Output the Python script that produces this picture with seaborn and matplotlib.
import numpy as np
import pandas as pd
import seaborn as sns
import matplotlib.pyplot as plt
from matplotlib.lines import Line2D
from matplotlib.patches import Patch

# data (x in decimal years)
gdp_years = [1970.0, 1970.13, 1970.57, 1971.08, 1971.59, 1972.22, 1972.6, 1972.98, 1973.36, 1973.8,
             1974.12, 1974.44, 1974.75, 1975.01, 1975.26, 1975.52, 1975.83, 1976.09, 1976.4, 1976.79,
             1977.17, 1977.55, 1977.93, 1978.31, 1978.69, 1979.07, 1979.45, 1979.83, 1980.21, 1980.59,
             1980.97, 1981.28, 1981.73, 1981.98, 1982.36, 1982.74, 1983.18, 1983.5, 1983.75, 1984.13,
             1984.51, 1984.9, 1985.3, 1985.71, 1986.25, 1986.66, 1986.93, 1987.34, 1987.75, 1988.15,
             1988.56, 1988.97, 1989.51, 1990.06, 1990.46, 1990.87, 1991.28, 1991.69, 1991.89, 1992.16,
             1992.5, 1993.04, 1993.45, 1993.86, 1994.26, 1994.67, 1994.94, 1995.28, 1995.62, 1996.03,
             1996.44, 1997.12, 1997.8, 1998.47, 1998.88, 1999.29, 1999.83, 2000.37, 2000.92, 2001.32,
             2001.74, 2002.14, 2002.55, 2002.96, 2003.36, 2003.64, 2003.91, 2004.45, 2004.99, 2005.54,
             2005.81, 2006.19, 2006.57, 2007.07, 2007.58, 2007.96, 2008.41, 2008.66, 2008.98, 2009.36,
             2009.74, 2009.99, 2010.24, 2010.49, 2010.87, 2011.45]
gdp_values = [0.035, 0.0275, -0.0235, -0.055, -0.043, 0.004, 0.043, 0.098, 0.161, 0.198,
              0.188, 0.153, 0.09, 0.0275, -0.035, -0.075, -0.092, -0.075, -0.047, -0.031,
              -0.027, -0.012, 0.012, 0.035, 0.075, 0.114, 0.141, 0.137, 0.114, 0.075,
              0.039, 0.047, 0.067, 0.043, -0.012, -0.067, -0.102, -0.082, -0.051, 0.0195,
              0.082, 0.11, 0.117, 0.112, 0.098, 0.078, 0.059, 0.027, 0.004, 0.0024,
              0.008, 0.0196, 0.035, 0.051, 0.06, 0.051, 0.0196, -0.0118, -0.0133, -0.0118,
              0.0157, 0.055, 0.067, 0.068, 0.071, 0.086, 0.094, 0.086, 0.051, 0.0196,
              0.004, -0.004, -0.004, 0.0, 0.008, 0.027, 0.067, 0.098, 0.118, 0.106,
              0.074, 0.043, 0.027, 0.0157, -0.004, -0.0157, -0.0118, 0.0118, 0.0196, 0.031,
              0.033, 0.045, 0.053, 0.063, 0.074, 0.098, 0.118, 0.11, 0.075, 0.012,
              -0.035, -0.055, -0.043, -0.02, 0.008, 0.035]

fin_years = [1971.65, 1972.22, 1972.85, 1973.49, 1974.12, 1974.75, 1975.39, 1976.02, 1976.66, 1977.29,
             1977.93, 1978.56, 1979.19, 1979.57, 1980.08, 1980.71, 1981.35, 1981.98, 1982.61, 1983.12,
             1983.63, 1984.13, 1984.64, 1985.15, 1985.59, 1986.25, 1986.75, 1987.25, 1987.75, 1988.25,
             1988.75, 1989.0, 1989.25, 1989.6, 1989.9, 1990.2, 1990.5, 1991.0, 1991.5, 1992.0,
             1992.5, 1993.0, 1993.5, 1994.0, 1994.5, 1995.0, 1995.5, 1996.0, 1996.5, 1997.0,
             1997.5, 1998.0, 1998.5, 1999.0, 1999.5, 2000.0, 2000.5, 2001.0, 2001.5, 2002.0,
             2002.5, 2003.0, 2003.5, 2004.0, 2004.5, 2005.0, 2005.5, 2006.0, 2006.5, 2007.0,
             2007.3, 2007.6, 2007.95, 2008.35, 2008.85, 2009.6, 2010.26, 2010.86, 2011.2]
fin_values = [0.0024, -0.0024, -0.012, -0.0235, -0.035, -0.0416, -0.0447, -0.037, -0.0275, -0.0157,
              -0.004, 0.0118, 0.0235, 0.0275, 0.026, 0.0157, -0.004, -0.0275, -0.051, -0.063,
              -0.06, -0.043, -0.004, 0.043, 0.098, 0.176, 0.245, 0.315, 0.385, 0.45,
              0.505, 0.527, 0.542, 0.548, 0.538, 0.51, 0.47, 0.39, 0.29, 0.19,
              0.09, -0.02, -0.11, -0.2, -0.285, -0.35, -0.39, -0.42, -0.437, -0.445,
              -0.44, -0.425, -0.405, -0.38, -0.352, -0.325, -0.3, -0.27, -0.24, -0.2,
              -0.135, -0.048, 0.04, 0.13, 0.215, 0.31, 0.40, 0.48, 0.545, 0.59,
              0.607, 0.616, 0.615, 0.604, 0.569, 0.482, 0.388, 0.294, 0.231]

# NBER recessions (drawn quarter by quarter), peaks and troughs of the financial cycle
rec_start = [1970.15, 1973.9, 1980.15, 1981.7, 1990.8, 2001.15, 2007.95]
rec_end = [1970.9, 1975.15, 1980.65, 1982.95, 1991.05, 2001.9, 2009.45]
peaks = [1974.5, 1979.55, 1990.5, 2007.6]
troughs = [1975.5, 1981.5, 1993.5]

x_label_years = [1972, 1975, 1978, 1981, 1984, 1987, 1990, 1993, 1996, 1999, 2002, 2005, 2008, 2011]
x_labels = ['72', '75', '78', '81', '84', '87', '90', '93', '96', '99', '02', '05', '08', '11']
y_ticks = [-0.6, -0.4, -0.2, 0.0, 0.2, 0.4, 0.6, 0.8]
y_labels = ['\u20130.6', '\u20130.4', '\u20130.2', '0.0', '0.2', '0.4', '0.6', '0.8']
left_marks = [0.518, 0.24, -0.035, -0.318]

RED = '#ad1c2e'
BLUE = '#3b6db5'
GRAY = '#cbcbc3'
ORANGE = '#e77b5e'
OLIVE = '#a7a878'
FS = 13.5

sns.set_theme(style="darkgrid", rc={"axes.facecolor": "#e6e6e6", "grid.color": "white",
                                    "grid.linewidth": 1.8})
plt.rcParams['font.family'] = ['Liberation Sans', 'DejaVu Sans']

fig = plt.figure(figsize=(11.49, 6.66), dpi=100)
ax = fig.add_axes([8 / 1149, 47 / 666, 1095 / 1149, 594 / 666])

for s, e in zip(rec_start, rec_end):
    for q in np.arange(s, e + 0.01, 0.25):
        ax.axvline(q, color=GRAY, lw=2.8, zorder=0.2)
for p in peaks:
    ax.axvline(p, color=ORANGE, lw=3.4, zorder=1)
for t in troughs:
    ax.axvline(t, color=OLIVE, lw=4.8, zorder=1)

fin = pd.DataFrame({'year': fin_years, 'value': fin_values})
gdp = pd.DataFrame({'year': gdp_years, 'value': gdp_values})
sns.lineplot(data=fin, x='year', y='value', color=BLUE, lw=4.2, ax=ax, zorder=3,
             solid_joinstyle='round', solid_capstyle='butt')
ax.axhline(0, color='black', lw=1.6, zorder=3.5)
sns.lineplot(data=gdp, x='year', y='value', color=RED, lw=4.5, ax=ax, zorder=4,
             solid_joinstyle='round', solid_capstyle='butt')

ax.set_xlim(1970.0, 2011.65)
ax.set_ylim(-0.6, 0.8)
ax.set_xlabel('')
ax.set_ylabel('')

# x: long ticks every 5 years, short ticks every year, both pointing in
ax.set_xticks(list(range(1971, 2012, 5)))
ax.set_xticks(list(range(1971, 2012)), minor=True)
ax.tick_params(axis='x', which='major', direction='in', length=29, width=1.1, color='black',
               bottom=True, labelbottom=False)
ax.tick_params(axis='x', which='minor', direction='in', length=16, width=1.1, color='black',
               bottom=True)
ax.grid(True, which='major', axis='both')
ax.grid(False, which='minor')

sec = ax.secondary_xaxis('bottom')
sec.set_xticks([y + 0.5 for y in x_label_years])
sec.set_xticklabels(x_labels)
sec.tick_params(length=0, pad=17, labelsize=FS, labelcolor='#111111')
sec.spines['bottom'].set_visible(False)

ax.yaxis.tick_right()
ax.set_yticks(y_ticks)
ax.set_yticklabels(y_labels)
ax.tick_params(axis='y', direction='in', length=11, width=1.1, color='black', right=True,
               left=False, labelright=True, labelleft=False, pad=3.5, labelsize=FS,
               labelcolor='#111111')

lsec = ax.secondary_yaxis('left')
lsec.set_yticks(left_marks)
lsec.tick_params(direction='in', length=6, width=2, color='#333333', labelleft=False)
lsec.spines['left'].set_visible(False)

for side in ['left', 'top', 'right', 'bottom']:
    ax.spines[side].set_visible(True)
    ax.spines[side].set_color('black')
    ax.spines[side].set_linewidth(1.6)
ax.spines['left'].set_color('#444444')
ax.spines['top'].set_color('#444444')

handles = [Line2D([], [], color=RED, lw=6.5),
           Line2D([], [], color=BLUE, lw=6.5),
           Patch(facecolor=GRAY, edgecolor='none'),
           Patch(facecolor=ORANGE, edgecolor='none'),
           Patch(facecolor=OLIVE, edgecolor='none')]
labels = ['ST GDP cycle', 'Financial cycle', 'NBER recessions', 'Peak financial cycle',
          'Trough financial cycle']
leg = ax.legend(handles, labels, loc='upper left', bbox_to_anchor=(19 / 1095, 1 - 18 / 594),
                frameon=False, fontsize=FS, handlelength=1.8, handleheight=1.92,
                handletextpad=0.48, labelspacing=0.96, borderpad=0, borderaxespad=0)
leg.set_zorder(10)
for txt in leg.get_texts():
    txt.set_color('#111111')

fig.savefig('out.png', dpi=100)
--
What the task requires: Up to and including the line with "from matplotlib.patches import Patch", repeat the data exactly, starting from its first line; nothing else belongs in the response.

Reply:
Output the Python script that produces this picture with seaborn and matplotlib.
import numpy as np
import pandas as pd
import seaborn as sns
import matplotlib.pyplot as plt
from matplotlib.lines import Line2D
from matplotlib.patches import Patch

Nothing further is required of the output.